**TASK REQUIREMENTS:**
Pictures stay out of the copy; restate everything else in the material exactly.

** Start GIVEN DATA **

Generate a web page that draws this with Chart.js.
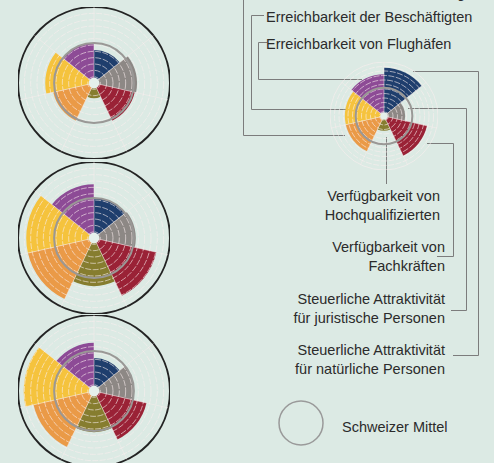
<!DOCTYPE html>
<html>
<head>
<meta charset="utf-8">
<script src="https://cdn.jsdelivr.net/npm/chart.js@4.4.1/dist/chart.umd.min.js"></script>
<style>
  body { margin: 0; width: 494px; height: 463px; overflow: hidden; position: relative;
         background: #dceae4; font-family: "Liberation Sans", Arial, sans-serif; color: #2b2b2b; }
  canvas, svg, .lbl { position: absolute; }
  .lbl { font-size: 14.5px; line-height: 19px; white-space: nowrap; }
  .r { text-align: right; }
</style>
</head>
<body>
<svg width="494" height="463" style="left:0;top:0" fill="none" stroke="#7c7c7c" stroke-width="1">
  <polyline points="243.5,0 243.5,135.5 345,135.5" />
  <polyline points="264,15.5 251.5,15.5 251.5,109.5 349,109.5" />
  <polyline points="267,42.5 258.5,42.5 258.5,79.5 362,79.5" />
  <polyline points="413,71.5 478.5,71.5 478.5,355.5 453,355.5" />
  <polyline points="408,108.5 466.5,108.5 466.5,310.5 451,310.5" />
  <polyline points="427,143.5 453.5,143.5 453.5,256.5 437,256.5" />
  <polyline points="386.5,137 386.5,184" />
  <circle cx="301" cy="423" r="22" stroke="#9a9a9a" stroke-width="1.5" />
</svg>

<canvas id="c1" width="152" height="152" style="left:18px;top:7px"></canvas>
<canvas id="c2" width="152" height="152" style="left:18px;top:162px"></canvas>
<canvas id="c3" width="152" height="152" style="left:18px;top:315px"></canvas>
<canvas id="c4" width="108" height="108" style="left:330px;top:62px"></canvas>

<div class="lbl" style="left:266px;top:-16px">Erreichbarkeit der Bevölkerung</div>
<div class="lbl" style="left:266px;top:8px">Erreichbarkeit der Beschäftigten</div>
<div class="lbl" style="left:266px;top:35px">Erreichbarkeit von Flughäfen</div>
<div class="lbl r" style="right:54px;top:187px">Verfügbarkeit von<br>Hochqualifizierten</div>
<div class="lbl r" style="right:49px;top:238px">Verfügbarkeit von<br>Fachkräften</div>
<div class="lbl r" style="right:49px;top:290px">Steuerliche Attraktivität<br>für juristische Personen</div>
<div class="lbl r" style="right:49px;top:341px">Steuerliche Attraktivität<br>für natürliche Personen</div>
<div class="lbl" style="left:342px;top:418px">Schweizer Mittel</div>

<script>
// categories, clockwise from the top
const categories = [
  "Steuerliche Attraktivität für natürliche Personen",
  "Steuerliche Attraktivität für juristische Personen",
  "Verfügbarkeit von Fachkräften",
  "Verfügbarkeit von Hochqualifizierten",
  "Erreichbarkeit der Bevölkerung",
  "Erreichbarkeit der Beschäftigten",
  "Erreichbarkeit von Flughäfen"
];
const colors = ["#1f3e6d", "#8d8885", "#9a2236", "#867d2f", "#ea9a47", "#f5c33d", "#8d4b96"];

// values per region (index)
const region1 = [5.2, 6.8, 6.6, 2.4, 6.6, 7.7, 6.3];
const region2 = [6.3, 6.6, 10.1, 7.6, 10.7, 10.7, 8.5];
const region3 = [5.2, 6.3, 8.5, 6.5, 9.8, 11.1, 7.6];
const legendSample = [10.7, 4.7, 9.8, 3.3, 8.7, 8.7, 9.3];

const schweizerMittel = 6.3;
const scaleMax = 12;
const scaleStep = 1;
const holeValue = 0.85;

// hole in the middle + ring for the Swiss average
const overlay = {
  id: "overlay",
  afterDraw(chart) {
    const r = chart.scales.r;
    const ctx = chart.ctx;
    ctx.save();
    ctx.beginPath();
    ctx.arc(r.xCenter, r.yCenter, r.getDistanceFromCenterForValue(holeValue), 0, Math.PI * 2);
    ctx.fillStyle = "#e5f0eb";
    ctx.fill();
    ctx.beginPath();
    ctx.arc(r.xCenter, r.yCenter, r.getDistanceFromCenterForValue(schweizerMittel), 0, Math.PI * 2);
    ctx.strokeStyle = "#9a9896";
    ctx.lineWidth = 2;
    ctx.stroke();
    ctx.restore();
  }
};

const makeChart = (id, values, frame) => {
  new Chart(document.getElementById(id), {
    type: "polarArea",
    data: {
      labels: categories,
      datasets: [{ data: values, backgroundColor: colors, borderWidth: 0 }]
    },
    options: {
      responsive: false,
      animation: false,
      devicePixelRatio: 1,
      layout: { padding: 0 },
      plugins: { legend: { display: false }, tooltip: { enabled: false } },
      scales: {
        r: {
          min: 0,
          max: scaleMax,
          ticks: { display: false, stepSize: scaleStep },
          pointLabels: { display: false },
          angleLines: { display: true, color: "rgba(250,238,238,0.5)", lineWidth: 1 },
          grid: {
            z: 1,
            circular: true,
            color: (c) => (frame && c.tick && c.tick.value === scaleMax ? "#232323" : "rgba(250,238,238,0.6)"),
            lineWidth: (c) => (frame && c.tick && c.tick.value === scaleMax ? 2 : 1)
          },
          border: {
            dash: (c) => (c.tick && c.tick.value === scaleMax ? [] : [6, 1.5])
          }
        }
      }
    },
    plugins: [overlay]
  });
};

makeChart("c1", region1, true);
makeChart("c2", region2, true);
makeChart("c3", region3, true);
makeChart("c4", legendSample, false);
</script>
</body>
</html>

** End GIVEN DATA **

**WRITTEN ANSWER:**
Generate a web page that draws this with Chart.js.
<!DOCTYPE html>
<html>
<head>
<meta charset="utf-8">
<script src="https://cdn.jsdelivr.net/npm/chart.js@4.4.1/dist/chart.umd.min.js"></script>
<style>
  body { margin: 0; width: 494px; height: 463px; overflow: hidden; position: relative;
         background: #dceae4; font-family: "Liberation Sans", Arial, sans-serif; color: #2b2b2b; }
  canvas, svg, .lbl { position: absolute; }
  .lbl { font-size: 14.5px; line-height: 19px; white-space: nowrap; }
  .r { text-align: right; }
</style>
</head>
<body>
<svg width="494" height="463" style="left:0;top:0" fill="none" stroke="#7c7c7c" stroke-width="1">
  <polyline points="243.5,0 243.5,135.5 345,135.5" />
  <polyline points="264,15.5 251.5,15.5 251.5,109.5 349,109.5" />
  <polyline points="267,42.5 258.5,42.5 258.5,79.5 362,79.5" />
  <polyline points="413,71.5 478.5,71.5 478.5,355.5 453,355.5" />
  <polyline points="408,108.5 466.5,108.5 466.5,310.5 451,310.5" />
  <polyline points="427,143.5 453.5,143.5 453.5,256.5 437,256.5" />
  <polyline points="386.5,137 386.5,184" />
  <circle cx="301" cy="423" r="22" stroke="#9a9a9a" stroke-width="1.5" />
</svg>

<canvas id="c1" width="152" height="152" style="left:18px;top:7px"></canvas>
<canvas id="c2" width="152" height="152" style="left:18px;top:162px"></canvas>
<canvas id="c3" width="152" height="152" style="left:18px;top:315px"></canvas>
<canvas id="c4" width="108" height="108" style="left:330px;top:62px"></canvas>

<div class="lbl" style="left:266px;top:-16px">Erreichbarkeit der Bevölkerung</div>
<div class="lbl" style="left:266px;top:8px">Erreichbarkeit der Beschäftigten</div>
<div class="lbl" style="left:266px;top:35px">Erreichbarkeit von Flughäfen</div>
<div class="lbl r" style="right:54px;top:187px">Verfügbarkeit von<br>Hochqualifizierten</div>
<div class="lbl r" style="right:49px;top:238px">Verfügbarkeit von<br>Fachkräften</div>
<div class="lbl r" style="right:49px;top:290px">Steuerliche Attraktivität<br>für juristische Personen</div>
<div class="lbl r" style="right:49px;top:341px">Steuerliche Attraktivität<br>für natürliche Personen</div>
<div class="lbl" style="left:342px;top:418px">Schweizer Mittel</div>

<script>
// categories, clockwise from the top
const categories = [
  "Steuerliche Attraktivität für natürliche Personen",
  "Steuerliche Attraktivität für juristische Personen",
  "Verfügbarkeit von Fachkräften",
  "Verfügbarkeit von Hochqualifizierten",
  "Erreichbarkeit der Bevölkerung",
  "Erreichbarkeit der Beschäftigten",
  "Erreichbarkeit von Flughäfen"
];
const colors = ["#1f3e6d", "#8d8885", "#9a2236", "#867d2f", "#ea9a47", "#f5c33d", "#8d4b96"];

// values per region (index)
const region1 = [5.2, 6.8, 6.6, 2.4, 6.6, 7.7, 6.3];
const region2 = [6.3, 6.6, 10.1, 7.6, 10.7, 10.7, 8.5];
const region3 = [5.2, 6.3, 8.5, 6.5, 9.8, 11.1, 7.6];
const legendSample = [10.7, 4.7, 9.8, 3.3, 8.7, 8.7, 9.3];

const schweizerMittel = 6.3;
const scaleMax = 12;
const scaleStep = 1;
const holeValue = 0.85;

// hole in the middle + ring for the Swiss average
const overlay = {
  id: "overlay",
  afterDraw(chart) {
    const r = chart.scales.r;
    const ctx = chart.ctx;
    ctx.save();
    ctx.beginPath();
    ctx.arc(r.xCenter, r.yCenter, r.getDistanceFromCenterForValue(holeValue), 0, Math.PI * 2);
    ctx.fillStyle = "#e5f0eb";
    ctx.fill();
    ctx.beginPath();
    ctx.arc(r.xCenter, r.yCenter, r.getDistanceFromCenterForValue(schweizerMittel), 0, Math.PI * 2);
    ctx.strokeStyle = "#9a9896";
    ctx.lineWidth = 2;
    ctx.stroke();
    ctx.restore();
  }
};

const makeChart = (id, values, frame) => {
  new Chart(document.getElementById(id), {
    type: "polarArea",
    data: {
      labels: categories,
      datasets: [{ data: values, backgroundColor: colors, borderWidth: 0 }]
    },
    options: {
      responsive: false,
      animation: false,
      devicePixelRatio: 1,
      layout: { padding: 0 },
      plugins: { legend: { display: false }, tooltip: { enabled: false } },
      scales: {
        r: {
          min: 0,
          max: scaleMax,
          ticks: { display: false, stepSize: scaleStep },
          pointLabels: { display: false },
          angleLines: { display: true, color: "rgba(250,238,238,0.5)", lineWidth: 1 },
          grid: {
            z: 1,
            circular: true,
            color: (c) => (frame && c.tick && c.tick.value === scaleMax ? "#232323" : "rgba(250,238,238,0.6)"),
            lineWidth: (c) => (frame && c.tick && c.tick.value === scaleMax ? 2 : 1)
          },
          border: {
            dash: (c) => (c.tick && c.tick.value === scaleMax ? [] : [6, 1.5])
          }
        }
      }
    },
    plugins: [overlay]
  });
};

makeChart("c1", region1, true);
makeChart("c2", region2, true);
makeChart("c3", region3, true);
makeChart("c4", legendSample, false);
</script>
</body>
</html>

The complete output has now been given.